Trinity and Personality

William Tanksley Jr. writes:

I've been enjoying reading your weblog -- thanks for thinking outloud. We certainly need more loud thinkers.

I have a little issue with your trinity post. In short, it contains a very simple self-contradiction, formed from two direct statements that you imply the trinitarians propose. First, you point out their claim that God is tripersonal. Next, you ask the question (and imply a positive answer) whether God is _a_ divine person. But here is the simple, flat contradition: God cannot be both _a_ person (divine or otherwise) and _three_ persons in the same way at the same time.

Trinitarians (of whom I am one) do not hold that God is _a_ person; they do hold that He is a personal being, composed of three persons. A personal being must have a personality; but this does not ipso facto exclude a personal being from having more than one personality. I can discuss this at more length, if you'd like.

BV: This is an interesting and worthwhile response to the problem I posed yesterday. In effect, you solve the problem by denying that God is a person. God is a personal being, but not a person. I take you to be saying that God is not a person (one person) because He is three persons. In this way you try to block the move from three persons to four persons, from Trinity to Quaternity. By the way, I agree that a being can be personal without having just one personality. Multiple Personality Disorder would be an example of this. (I am not being sarcastic, nor am I suggesting this as a model for the Trinity.)

Your solution seems to imply that the divine unity is not a personal unity. A personal unity is a unity of consciousness. If God is not a person, then there is no one divine unity of consciousness, and God's unity is not a unity of consciousness.

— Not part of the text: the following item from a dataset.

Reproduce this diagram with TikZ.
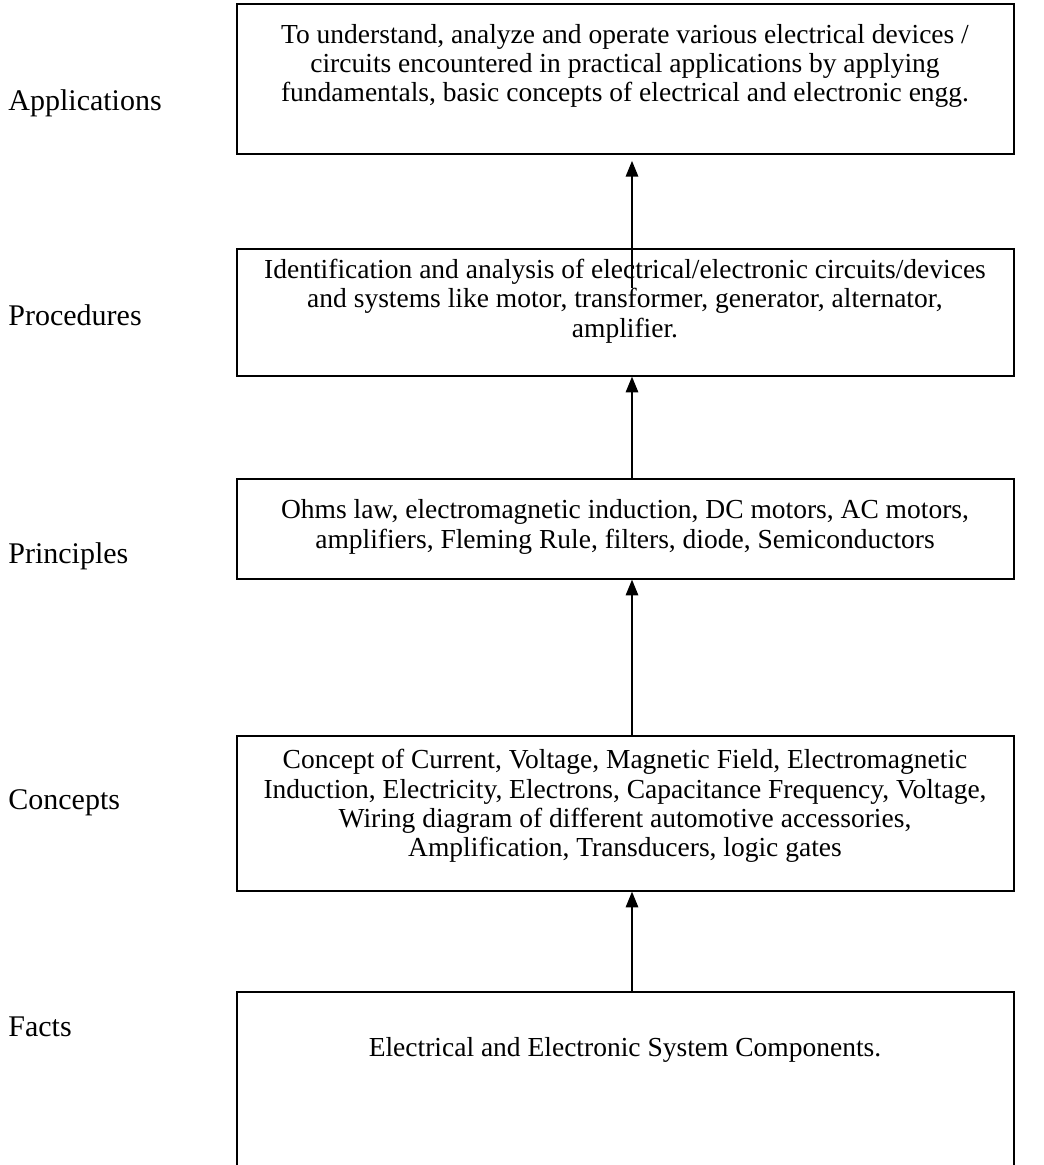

What sort of unity could it be? The unity of a set or some other kind of collection? Consider the set consisting of the Father, the Son, and the Holy Ghost: {F, S, G}. This set is personal in that its members are all persons. Could the unity of God be identified with the unity of that set? I should think not. That would be tantamount to tritheism, the doctrine that there are three gods.

For there to be exactly one God, God has to be an individual in His own right. A collection is given when its members are given; it is not an individual in its own right. But God is an individual in his own right. God must somehow be a unity of consciousness that integrates (literally: makes into a whole) the unities of consciousness of Father, Son, and Holy Ghost.

But how? That is the problem. If God's unity of consciousness integrates the other three unities of consciousness, how can it not be a fourth unity of consciousness?

But perhaps you have an answer to this -- which I would be interested in hearing.